PROBLEM DESCRIPTION> Print, please, exactly and only the lines between the line holding "Emit a component" and the line holding "YAxis, CartesianGrid, Legend", inclusive, omitting any pictures.

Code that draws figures

******************************

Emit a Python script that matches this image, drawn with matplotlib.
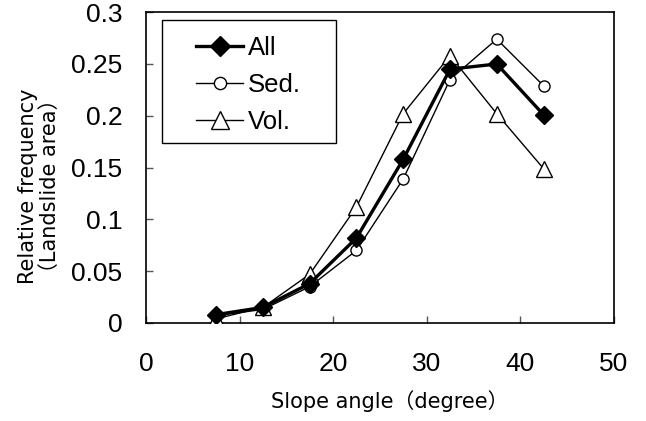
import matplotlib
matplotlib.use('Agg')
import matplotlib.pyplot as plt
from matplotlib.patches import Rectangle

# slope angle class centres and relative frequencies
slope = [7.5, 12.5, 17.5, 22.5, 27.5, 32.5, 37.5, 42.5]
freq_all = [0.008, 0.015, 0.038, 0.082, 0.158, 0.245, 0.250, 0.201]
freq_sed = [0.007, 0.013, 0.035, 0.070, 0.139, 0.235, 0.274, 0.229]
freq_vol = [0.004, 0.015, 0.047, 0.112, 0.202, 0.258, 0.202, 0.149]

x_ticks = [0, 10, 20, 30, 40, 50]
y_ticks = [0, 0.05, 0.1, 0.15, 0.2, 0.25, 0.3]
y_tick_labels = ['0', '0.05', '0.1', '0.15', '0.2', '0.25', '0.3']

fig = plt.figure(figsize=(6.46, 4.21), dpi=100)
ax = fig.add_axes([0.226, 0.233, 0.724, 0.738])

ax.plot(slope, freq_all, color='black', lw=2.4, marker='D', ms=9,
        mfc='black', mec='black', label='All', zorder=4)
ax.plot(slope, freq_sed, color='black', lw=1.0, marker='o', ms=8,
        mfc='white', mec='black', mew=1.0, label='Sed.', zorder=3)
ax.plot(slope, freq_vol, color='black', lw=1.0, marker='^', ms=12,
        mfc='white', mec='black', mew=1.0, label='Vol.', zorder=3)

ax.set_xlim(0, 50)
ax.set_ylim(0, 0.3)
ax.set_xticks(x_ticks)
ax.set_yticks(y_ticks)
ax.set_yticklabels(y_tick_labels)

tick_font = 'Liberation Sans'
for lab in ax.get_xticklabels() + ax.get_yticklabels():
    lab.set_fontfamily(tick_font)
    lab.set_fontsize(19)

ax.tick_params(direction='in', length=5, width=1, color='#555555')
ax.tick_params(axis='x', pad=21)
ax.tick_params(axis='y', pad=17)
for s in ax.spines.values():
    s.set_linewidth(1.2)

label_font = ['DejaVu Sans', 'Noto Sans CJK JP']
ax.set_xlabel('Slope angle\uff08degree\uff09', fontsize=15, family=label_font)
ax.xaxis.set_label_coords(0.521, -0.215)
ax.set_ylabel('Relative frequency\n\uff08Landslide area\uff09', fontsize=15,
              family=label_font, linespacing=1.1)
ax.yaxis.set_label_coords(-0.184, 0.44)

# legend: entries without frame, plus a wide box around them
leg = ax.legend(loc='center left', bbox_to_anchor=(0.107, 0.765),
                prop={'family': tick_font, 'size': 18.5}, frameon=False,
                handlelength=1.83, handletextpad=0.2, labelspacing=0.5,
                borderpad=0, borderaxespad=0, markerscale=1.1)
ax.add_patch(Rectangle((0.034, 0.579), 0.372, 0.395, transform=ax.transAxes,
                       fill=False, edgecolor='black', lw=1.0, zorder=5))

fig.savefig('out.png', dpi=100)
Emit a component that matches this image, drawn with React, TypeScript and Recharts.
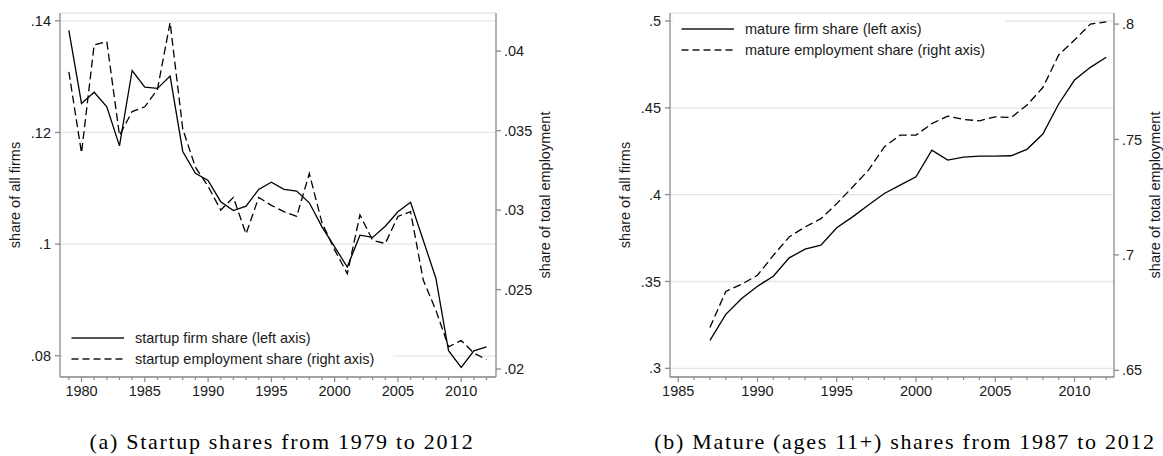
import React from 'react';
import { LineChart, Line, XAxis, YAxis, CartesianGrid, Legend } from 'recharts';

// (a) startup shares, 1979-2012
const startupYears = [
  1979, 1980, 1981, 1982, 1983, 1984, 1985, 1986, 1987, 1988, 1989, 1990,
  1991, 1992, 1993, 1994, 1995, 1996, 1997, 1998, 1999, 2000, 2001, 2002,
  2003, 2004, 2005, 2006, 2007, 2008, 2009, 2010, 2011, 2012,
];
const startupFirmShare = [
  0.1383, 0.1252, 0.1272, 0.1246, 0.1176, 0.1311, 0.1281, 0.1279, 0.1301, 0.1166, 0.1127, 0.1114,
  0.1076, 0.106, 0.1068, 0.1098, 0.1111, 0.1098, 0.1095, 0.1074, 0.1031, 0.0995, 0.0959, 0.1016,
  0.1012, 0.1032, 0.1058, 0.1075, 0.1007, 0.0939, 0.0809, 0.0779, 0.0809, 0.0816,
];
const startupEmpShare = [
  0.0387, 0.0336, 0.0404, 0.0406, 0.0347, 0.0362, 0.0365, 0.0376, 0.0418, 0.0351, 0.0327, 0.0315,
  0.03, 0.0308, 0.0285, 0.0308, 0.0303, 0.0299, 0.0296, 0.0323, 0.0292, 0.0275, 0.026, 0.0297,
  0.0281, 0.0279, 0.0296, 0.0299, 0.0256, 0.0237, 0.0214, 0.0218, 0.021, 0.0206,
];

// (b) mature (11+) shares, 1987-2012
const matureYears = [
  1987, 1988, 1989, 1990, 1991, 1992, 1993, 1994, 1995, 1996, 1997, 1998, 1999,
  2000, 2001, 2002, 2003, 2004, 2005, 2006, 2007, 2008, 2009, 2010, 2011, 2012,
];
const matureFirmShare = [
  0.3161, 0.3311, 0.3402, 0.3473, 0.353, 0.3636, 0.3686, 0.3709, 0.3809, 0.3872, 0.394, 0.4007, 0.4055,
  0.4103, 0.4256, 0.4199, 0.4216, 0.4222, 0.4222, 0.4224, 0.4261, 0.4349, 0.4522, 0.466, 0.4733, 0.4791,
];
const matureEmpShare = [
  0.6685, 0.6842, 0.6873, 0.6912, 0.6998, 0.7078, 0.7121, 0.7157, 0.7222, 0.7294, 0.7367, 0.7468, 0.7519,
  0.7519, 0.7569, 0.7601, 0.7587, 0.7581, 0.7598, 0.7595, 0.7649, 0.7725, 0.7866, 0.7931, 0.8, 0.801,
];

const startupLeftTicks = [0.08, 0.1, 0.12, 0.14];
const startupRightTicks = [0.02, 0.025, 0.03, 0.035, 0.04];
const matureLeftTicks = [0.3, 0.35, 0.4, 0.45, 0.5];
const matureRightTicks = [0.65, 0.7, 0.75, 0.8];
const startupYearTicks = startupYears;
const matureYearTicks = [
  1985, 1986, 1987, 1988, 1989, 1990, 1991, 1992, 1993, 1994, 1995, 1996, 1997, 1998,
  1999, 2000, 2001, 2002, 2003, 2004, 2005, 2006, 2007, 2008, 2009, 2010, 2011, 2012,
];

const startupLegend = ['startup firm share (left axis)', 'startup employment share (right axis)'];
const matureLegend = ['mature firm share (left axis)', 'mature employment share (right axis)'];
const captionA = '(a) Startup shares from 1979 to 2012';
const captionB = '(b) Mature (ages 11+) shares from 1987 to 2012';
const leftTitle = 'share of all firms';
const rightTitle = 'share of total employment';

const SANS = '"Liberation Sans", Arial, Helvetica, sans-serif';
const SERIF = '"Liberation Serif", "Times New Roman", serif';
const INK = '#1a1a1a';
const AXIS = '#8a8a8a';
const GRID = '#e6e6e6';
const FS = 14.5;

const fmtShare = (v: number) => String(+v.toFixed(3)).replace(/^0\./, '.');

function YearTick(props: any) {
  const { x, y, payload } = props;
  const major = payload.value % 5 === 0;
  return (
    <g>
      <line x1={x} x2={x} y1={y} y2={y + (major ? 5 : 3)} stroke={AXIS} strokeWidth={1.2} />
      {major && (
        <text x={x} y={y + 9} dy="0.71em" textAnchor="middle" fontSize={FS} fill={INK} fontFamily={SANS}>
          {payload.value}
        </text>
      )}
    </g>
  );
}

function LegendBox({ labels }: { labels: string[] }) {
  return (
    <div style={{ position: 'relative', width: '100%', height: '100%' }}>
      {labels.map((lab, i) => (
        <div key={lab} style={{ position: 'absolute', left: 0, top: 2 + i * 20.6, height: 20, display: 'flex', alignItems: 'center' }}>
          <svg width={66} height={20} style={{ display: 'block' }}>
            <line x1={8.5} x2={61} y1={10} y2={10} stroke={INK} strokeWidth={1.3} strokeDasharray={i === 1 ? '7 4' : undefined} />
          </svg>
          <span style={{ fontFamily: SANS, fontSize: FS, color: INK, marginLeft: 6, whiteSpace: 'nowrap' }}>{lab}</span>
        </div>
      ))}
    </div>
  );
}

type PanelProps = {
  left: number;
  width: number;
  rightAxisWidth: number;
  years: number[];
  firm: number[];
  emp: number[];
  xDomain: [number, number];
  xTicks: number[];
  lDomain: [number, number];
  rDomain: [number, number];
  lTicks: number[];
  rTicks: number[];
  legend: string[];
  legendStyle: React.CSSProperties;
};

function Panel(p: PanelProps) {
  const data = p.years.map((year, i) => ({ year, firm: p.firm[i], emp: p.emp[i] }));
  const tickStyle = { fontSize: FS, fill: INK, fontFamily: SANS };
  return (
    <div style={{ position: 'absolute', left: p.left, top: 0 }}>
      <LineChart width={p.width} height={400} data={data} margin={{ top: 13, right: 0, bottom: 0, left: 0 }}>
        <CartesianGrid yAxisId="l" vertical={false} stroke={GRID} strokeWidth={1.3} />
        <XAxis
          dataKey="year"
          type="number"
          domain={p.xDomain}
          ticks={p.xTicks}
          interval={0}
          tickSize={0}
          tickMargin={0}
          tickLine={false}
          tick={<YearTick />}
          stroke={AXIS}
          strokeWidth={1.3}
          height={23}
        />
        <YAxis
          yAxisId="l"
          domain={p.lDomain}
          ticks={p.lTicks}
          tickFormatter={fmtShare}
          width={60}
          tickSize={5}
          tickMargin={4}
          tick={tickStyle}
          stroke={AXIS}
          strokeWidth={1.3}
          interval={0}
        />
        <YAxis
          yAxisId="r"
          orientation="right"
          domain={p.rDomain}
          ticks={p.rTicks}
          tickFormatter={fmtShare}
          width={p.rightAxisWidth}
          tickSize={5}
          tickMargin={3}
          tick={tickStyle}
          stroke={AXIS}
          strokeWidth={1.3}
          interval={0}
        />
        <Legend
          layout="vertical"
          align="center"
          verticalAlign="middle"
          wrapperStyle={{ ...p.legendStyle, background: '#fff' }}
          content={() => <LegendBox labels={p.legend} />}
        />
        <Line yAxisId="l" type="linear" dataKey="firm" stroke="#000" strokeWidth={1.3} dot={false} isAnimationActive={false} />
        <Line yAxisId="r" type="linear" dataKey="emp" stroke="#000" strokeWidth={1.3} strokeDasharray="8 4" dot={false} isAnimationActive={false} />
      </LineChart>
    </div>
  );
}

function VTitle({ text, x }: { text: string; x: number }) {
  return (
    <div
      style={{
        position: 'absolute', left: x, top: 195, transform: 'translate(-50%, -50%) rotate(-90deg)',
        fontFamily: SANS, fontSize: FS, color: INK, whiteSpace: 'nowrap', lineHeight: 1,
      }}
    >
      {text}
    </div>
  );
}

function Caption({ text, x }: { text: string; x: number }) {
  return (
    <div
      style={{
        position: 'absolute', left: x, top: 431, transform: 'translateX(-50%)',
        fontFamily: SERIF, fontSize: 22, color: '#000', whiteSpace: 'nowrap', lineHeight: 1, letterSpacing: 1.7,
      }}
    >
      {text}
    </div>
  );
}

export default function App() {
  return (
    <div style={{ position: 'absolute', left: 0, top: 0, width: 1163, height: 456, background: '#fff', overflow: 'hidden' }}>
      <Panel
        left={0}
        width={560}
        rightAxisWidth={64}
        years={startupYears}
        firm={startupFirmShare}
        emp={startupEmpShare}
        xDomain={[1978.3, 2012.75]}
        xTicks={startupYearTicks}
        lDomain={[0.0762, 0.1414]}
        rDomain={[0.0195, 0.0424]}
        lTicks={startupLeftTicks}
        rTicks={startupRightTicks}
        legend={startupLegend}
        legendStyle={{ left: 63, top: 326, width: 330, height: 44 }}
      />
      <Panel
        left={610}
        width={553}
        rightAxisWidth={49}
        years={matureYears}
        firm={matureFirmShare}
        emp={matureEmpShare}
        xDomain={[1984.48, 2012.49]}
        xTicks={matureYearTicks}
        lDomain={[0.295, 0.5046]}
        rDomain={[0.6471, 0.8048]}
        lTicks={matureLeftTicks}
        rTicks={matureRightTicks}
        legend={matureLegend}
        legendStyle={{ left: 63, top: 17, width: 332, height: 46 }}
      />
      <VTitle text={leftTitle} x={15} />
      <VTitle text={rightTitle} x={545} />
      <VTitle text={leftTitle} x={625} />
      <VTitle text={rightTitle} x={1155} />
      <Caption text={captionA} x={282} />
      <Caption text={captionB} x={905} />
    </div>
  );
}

******************************

EXERCISE OUTPUT>
Emit a component that matches this image, drawn with React, TypeScript and Recharts.
import React from 'react';
import { LineChart, Line, XAxis, YAxis, CartesianGrid, Legend } from 'recharts';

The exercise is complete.